(Supplied material)

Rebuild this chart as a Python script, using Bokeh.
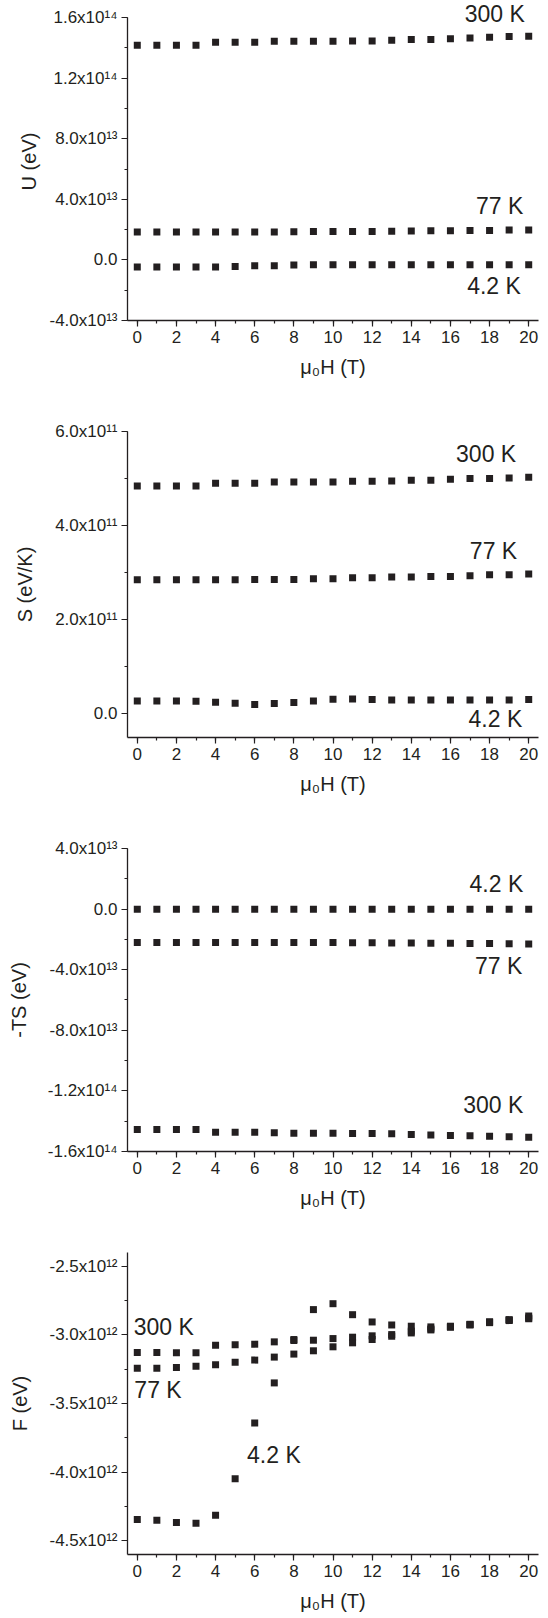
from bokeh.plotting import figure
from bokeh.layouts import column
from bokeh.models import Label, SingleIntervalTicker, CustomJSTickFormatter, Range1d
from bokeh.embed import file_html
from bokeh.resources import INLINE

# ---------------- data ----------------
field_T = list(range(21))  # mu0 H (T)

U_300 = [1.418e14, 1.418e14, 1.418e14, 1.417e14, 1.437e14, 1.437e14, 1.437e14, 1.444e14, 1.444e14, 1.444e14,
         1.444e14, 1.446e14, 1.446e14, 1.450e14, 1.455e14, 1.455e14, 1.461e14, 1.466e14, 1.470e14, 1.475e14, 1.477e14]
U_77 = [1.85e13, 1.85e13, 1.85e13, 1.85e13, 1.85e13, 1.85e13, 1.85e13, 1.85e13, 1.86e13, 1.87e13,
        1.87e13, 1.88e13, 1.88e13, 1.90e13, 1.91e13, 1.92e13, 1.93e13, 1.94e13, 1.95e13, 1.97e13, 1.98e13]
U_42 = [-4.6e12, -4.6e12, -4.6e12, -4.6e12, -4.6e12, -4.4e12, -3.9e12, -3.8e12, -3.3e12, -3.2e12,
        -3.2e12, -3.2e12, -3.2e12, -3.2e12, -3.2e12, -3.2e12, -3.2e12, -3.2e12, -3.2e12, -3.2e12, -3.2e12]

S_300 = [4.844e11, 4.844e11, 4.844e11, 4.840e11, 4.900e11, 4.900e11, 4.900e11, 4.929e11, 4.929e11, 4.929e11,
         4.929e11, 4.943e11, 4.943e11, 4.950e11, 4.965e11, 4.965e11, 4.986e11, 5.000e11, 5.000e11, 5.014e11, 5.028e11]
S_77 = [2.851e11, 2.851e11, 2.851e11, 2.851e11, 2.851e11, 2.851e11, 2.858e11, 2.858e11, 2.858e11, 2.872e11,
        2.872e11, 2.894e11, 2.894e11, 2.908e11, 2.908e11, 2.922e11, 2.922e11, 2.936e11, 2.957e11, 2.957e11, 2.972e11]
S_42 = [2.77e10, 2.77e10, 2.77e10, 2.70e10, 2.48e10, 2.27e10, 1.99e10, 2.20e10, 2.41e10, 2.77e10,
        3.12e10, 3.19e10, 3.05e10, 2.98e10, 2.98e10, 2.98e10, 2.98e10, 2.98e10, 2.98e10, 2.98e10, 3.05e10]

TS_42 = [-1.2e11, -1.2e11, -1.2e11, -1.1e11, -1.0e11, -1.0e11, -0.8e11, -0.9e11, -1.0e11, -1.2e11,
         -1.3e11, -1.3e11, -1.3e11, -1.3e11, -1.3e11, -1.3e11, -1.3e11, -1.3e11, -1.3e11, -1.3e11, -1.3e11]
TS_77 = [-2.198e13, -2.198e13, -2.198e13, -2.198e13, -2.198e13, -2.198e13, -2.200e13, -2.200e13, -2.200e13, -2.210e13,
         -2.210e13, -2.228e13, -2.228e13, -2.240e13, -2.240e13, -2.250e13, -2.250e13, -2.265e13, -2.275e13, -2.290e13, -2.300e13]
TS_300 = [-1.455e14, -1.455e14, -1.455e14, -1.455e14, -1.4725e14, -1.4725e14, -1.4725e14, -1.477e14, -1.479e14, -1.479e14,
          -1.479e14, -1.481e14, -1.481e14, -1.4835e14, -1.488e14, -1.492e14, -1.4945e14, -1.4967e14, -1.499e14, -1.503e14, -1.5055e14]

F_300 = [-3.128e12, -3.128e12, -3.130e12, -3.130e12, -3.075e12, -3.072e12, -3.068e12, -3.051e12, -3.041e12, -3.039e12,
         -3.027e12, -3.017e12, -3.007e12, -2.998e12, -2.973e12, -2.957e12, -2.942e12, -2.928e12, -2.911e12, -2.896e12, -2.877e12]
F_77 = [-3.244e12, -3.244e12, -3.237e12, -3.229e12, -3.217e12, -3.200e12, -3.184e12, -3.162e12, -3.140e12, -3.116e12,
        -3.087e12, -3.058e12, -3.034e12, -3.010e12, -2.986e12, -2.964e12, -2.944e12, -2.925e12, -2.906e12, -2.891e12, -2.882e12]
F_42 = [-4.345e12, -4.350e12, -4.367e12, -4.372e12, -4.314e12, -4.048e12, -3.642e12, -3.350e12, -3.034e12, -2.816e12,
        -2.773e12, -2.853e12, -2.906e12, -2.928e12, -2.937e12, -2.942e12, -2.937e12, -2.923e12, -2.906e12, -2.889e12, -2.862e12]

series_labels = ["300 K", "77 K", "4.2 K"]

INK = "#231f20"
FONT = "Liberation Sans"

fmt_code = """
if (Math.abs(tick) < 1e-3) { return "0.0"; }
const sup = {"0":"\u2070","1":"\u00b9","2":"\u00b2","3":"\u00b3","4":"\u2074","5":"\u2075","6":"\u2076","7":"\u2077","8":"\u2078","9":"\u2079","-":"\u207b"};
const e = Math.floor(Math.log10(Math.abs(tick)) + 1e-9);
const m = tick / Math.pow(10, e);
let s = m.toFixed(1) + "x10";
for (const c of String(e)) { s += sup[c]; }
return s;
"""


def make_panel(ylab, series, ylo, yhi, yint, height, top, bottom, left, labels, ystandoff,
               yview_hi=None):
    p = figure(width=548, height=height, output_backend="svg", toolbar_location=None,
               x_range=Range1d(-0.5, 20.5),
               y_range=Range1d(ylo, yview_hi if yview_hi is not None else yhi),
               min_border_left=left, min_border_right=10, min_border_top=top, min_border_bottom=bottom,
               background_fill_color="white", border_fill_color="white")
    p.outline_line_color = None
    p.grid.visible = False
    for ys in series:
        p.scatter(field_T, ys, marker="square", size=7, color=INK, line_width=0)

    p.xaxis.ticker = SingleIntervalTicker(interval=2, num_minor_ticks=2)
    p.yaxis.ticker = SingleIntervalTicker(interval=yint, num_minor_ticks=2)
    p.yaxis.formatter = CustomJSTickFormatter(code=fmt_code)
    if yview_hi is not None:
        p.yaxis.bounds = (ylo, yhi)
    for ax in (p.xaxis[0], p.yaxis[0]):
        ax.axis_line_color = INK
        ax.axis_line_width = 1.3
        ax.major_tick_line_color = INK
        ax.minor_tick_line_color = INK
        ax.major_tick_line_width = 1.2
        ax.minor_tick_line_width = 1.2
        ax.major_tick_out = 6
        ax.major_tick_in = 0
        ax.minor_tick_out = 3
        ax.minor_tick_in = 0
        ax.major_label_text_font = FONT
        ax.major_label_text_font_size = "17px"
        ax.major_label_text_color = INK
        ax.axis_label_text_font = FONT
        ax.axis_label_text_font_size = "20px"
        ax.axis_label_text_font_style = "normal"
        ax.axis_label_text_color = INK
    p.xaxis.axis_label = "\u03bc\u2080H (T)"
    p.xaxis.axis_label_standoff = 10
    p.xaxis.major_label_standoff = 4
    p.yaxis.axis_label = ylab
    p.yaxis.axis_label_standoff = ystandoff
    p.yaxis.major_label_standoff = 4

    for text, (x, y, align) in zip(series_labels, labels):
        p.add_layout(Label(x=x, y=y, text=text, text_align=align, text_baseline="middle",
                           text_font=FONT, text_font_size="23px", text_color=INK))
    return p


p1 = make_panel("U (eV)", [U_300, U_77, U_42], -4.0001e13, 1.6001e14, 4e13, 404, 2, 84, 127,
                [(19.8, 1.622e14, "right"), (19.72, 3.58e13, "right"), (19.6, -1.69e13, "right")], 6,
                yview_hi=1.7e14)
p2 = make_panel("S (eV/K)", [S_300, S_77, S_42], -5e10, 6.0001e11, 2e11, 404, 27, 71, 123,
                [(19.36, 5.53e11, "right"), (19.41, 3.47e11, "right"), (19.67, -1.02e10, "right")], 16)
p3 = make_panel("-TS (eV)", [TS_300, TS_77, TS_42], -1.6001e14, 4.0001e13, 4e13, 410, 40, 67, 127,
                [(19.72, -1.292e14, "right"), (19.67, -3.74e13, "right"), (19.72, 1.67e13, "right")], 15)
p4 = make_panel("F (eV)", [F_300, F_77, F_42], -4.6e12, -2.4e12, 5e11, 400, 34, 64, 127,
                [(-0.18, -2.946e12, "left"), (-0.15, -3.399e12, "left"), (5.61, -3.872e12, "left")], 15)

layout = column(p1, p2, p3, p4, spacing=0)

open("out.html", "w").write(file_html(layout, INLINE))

(Your task) Set the lines above down again, word for word, from the first through the one containing "field_T = list(range(21))"; pictures excluded.

(The completed task)
Rebuild this chart as a Python script, using Bokeh.
from bokeh.plotting import figure
from bokeh.layouts import column
from bokeh.models import Label, SingleIntervalTicker, CustomJSTickFormatter, Range1d
from bokeh.embed import file_html
from bokeh.resources import INLINE

# ---------------- data ----------------
field_T = list(range(21))  # mu0 H (T)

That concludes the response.